My husband just found a job that is his dream job.  Literally, dream job.  And it’s in a place that is far from any city, from any film festivals, from any theatres.  But, it’s sunny, and warm, it has red canyons and blue skies, and it’s his dream job.  And I still don’t know what I want to be when I grow up, so who am I to say, “no, I don’t want to live there.”  I want to be a supportive wife.  But I also want to be an actress?

This is my struggle.  Do I continue to push for acting, continue to strive to become better, to do more?  I just had two auditions that I thought went well, that I went to and put myself out there, and the feedback was, “No, you don’t get the part.” But no why, no reason.  I found out once that I didn’t get a part because I had the wrong hair color, so I know that the reasons can be many, but it’s hard to have faith in yourself when you don’t know why.  And no one gives you feedback about your audition, telling you, “You need to work on x, or y” or “next time you should do z, and you’ll get the part”.  So how do you get better?  How do I get better?  How do I tell my husband that I want to be an actress, when I don’t know if I’m any good?  I think I am.  I’ve seen some of the films I’ve done, and I think I’m pretty good.  But maybe I’m not.  Maybe I’m just average (I hate that word) and I should quit while I’m ahead.  Get a “real” career.   Please don’t think I’m crying and begging for validation or being self-pitying, I’m just frustrated.  If you want to be a computer programmer, you can figure out pretty quick if you’re any good at it.  The programs don’t work if you’re not good.  Instant feedback.   As an actor, I don’t get that. 

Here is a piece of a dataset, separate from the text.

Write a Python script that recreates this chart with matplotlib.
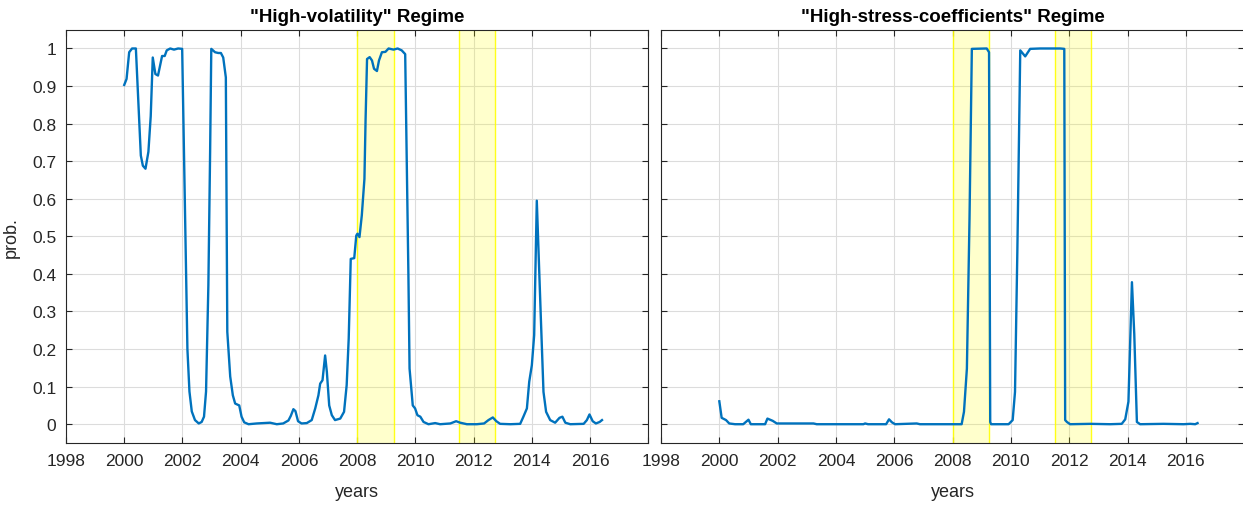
import matplotlib
matplotlib.use("Agg")
import matplotlib.pyplot as plt
import numpy as np

plt.rcParams['font.family'] = ['Liberation Sans', 'DejaVu Sans']

# ---------------- data ----------------
vol_years = [2000.0, 2000.08, 2000.17, 2000.27, 2000.4, 2000.57, 2000.64, 2000.73, 2000.83, 2000.91,
             2000.98, 2001.07, 2001.16, 2001.3, 2001.39, 2001.46, 2001.58, 2001.71, 2001.85, 2001.99,
             2002.09, 2002.17, 2002.24, 2002.32, 2002.43, 2002.56, 2002.66, 2002.74, 2002.81, 2002.89,
             2002.95, 2002.99, 2003.12, 2003.23, 2003.32, 2003.4, 2003.49, 2003.54, 2003.64, 2003.73,
             2003.81, 2003.95, 2004.03, 2004.12, 2004.27, 2004.55, 2005.01, 2005.24, 2005.46, 2005.64,
             2005.72, 2005.81, 2005.88, 2005.97, 2006.09, 2006.27, 2006.44, 2006.56, 2006.67, 2006.73,
             2006.81, 2006.9, 2006.96, 2007.04, 2007.13, 2007.24, 2007.42, 2007.55, 2007.64, 2007.71,
             2007.78, 2007.9, 2007.97, 2008.01, 2008.08, 2008.16, 2008.25, 2008.29, 2008.34, 2008.43,
             2008.51, 2008.58, 2008.68, 2008.75, 2008.85, 2008.97, 2009.08, 2009.25, 2009.39, 2009.53,
             2009.65, 2009.7, 2009.76, 2009.8, 2009.91, 2009.99, 2010.07, 2010.17, 2010.28, 2010.45,
             2010.68, 2010.85, 2011.2, 2011.4, 2011.54, 2011.77, 2012.11, 2012.36, 2012.51, 2012.66,
             2012.78, 2012.91, 2013.26, 2013.6, 2013.71, 2013.83, 2013.91, 2014.0, 2014.08, 2014.17,
             2014.23, 2014.31, 2014.4, 2014.49, 2014.63, 2014.8, 2014.95, 2015.05, 2015.15, 2015.32,
             2015.78, 2015.89, 2015.98, 2016.09, 2016.2, 2016.33, 2016.41]
vol_prob = [0.903, 0.919, 0.99, 1.0, 1.0, 0.715, 0.688, 0.68, 0.725, 0.82,
            0.976, 0.932, 0.928, 0.98, 0.98, 0.995, 1.0, 0.997, 1.0, 0.999,
            0.547, 0.2, 0.087, 0.034, 0.011, 0.002, 0.006, 0.02, 0.087, 0.37,
            0.725, 0.999, 0.99, 0.988, 0.988, 0.976, 0.923, 0.246, 0.127, 0.077,
            0.055, 0.05, 0.02, 0.005, 0.0, 0.002, 0.004, 0.0, 0.002, 0.01,
            0.022, 0.04, 0.035, 0.008, 0.002, 0.003, 0.011, 0.042, 0.077, 0.108,
            0.117, 0.183, 0.139, 0.05, 0.024, 0.011, 0.015, 0.033, 0.104, 0.228,
            0.44, 0.442, 0.502, 0.507, 0.498, 0.556, 0.653, 0.813, 0.972, 0.977,
            0.968, 0.946, 0.94, 0.968, 0.99, 0.991, 1.0, 0.997, 1.0, 0.995,
            0.985, 0.724, 0.4, 0.148, 0.05, 0.042, 0.024, 0.02, 0.006, 0.0,
            0.003, 0.0, 0.002, 0.008, 0.004, 0.0, 0.0, 0.002, 0.011, 0.018,
            0.008, 0.001, 0.0, 0.001, 0.02, 0.042, 0.113, 0.157, 0.237, 0.595,
            0.458, 0.281, 0.086, 0.033, 0.011, 0.004, 0.017, 0.02, 0.004, 0.0,
            0.001, 0.011, 0.026, 0.008, 0.002, 0.006, 0.011]

stress_years = [2000.0, 2000.08, 2000.23, 2000.34, 2000.54, 2000.82, 2001.0, 2001.08, 2001.57, 2001.65,
                2001.83, 2001.97, 2003.23, 2003.34, 2004.94, 2005.0, 2005.1, 2005.72, 2005.82, 2005.92,
                2006.03, 2006.77, 2006.88, 2008.31, 2008.39, 2008.49, 2008.58, 2008.66, 2009.17, 2009.25,
                2009.29, 2009.32, 2009.92, 2010.06, 2010.14, 2010.22, 2010.32, 2010.49, 2010.66, 2011.0,
                2011.34, 2011.69, 2011.83, 2011.86, 2011.92, 2012.03, 2012.72, 2013.4, 2013.8, 2013.92,
                2014.03, 2014.15, 2014.23, 2014.32, 2014.43, 2015.23, 2015.92, 2016.15, 2016.32, 2016.4]
stress_prob = [0.061, 0.017, 0.011, 0.002, 0.0, 0.0, 0.012, 0.0, 0.0, 0.015,
               0.009, 0.002, 0.002, 0.0, 0.0, 0.002, 0.0, 0.0, 0.013, 0.005,
               0.0, 0.002, 0.0, 0.0, 0.033, 0.148, 0.547, 0.999, 1.0, 0.99,
               0.006, 0.0, 0.0, 0.011, 0.086, 0.458, 0.995, 0.979, 0.999, 1.0,
               1.0, 1.0, 0.999, 0.011, 0.006, 0.0, 0.001, 0.0, 0.001, 0.013,
               0.06, 0.378, 0.24, 0.006, 0.0, 0.001, 0.0, 0.001, 0.0, 0.003]

shade_start = [2008.0, 2011.5]
shade_end = [2009.25, 2012.75]

titles = ['"High-volatility" Regime', '"High-stress-coefficients" Regime']
xtick_vals = list(range(1998, 2019, 2))
xtick_labels = [str(v) for v in range(1998, 2017, 2)] + ['']
ytick_vals = [0, 0.1, 0.2, 0.3, 0.4, 0.5, 0.6, 0.7, 0.8, 0.9, 1]
ytick_labels = ['0', '0.1', '0.2', '0.3', '0.4', '0.5', '0.6', '0.7', '0.8', '0.9', '1']

# ---------------- figure ----------------
W, H = 1243, 506
fig = plt.figure(figsize=(W / 100, H / 100), dpi=100)
txt = '#262626'
line_col = '#0072BD'

ax1 = fig.add_axes([66 / W, (H - 444) / H, (648.3 - 66) / W, (444 - 30.7) / H])
ax2 = fig.add_axes([661 / W, (H - 444) / H, (1244.2 - 661) / W, (444 - 30.7) / H])

for i, (ax, xs, ys) in enumerate([(ax1, vol_years, vol_prob), (ax2, stress_years, stress_prob)]):
    for s, e in zip(shade_start, shade_end):
        ax.axvspan(s, e, facecolor=(1, 1, 0), alpha=0.2, edgecolor='none', zorder=1)
        ax.axvline(s, color=(1, 1, 0), lw=1.0, alpha=0.9, zorder=1.5)
        ax.axvline(e, color=(1, 1, 0), lw=1.0, alpha=0.9, zorder=1.5)
    ax.plot(xs, ys, color=line_col, lw=1.7, zorder=3, solid_joinstyle='round')
    ax.set_xlim(1998, 2018)
    ax.set_ylim(-0.05, 1.05)
    ax.set_xticks(xtick_vals)
    ax.set_xticklabels(xtick_labels)
    ax.set_yticks(ytick_vals)
    if i == 0:
        ax.set_yticklabels(ytick_labels)
        ax.set_ylabel('prob.', fontsize=13, color=txt, labelpad=9)
    else:
        ax.set_yticklabels([])
    ax.grid(True, color='#dcdcdc', lw=0.8, zorder=0)
    ax.set_axisbelow(True)
    ax.tick_params(direction='in', length=4.2, width=0.8, colors=txt, labelsize=12.5,
                   top=True, right=True, pad=7)
    for sp in ax.spines.values():
        sp.set_color(txt)
        sp.set_linewidth(0.8)
    ax.set_xlabel('years', fontsize=13, color=txt, labelpad=11)
    ax.set_title(titles[i], fontsize=13.5, fontweight='bold', color='black', pad=6)

fig.savefig('out.png', dpi=100)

And people who know me will say, “But Emily, you’re such a great teacher, you’re so smart, you have so many options, you can be whatever you want to be” and I know this, I just don’t know what I want to be.  A teacher?  I don’t like the current education system, but I don’t want to be the person who changes the education system, so if I were to go into teaching, it would be in an unconventional way, which is always the harder road.  But maybe that’s what I do.  Maybe I go to this small town for two years, have some kids, and try and become a teacher somehow.  I don’t know.

So, I guess I’m left with the same problem I had when I started writing this post, what do I want to be when I grow up?


  1. You want to be an actress. No question about it. I get that maybe it feels like that isn't a practical ambition, or a proper one, or any of those million of things that people say about the dreams they think it would be easier not to have, but you want to be an actress. I get the feeling, both from reading this, and from having worked with you, that you need to act. You need to act like I need to produce. Because it's the thing that makes us feel best in our skins, most like the people we want to be when we are doing it. Maybe you'll take two years and chase your husband's dream, and then take two and chase yours, maybe you'll have some kids and act at the same time (as many people do), maybe you'll teach acting. But, just so you know, I totally believe in you as an actress.

  2. Thank you so much Shannon. That means a lot to me. A whole lot.

  3. I still don't know what I want to "be" when I "grow up." I suppose it's a good thing that I still don't consider myself grown up. Although the wife and kids may differ with that assessment.
    To your quandary. You love your husband? You want to have children? I gather as much from this post. You're as grown up as it gets. As ready as you gonna get. Just do it. You'll be fine, but it won't be easy. Easy like you think it should be if you've figured it out. You want to be an actress? Be one. Or are you saying you want to be Angelina Jolie or Helen Mirren? Big difference. The odds aren't in your favor on that one. They ARE if we're still talking about being Emily Soleil. I've met you, seen you act. I think you are primed for that role. Be there for your husband. Have kids. Act. In community theater if possible; in Hollywood if it happens.
    Good luck.

  4. Mamalujo, you say you've met me, but I cannot figure out who you are.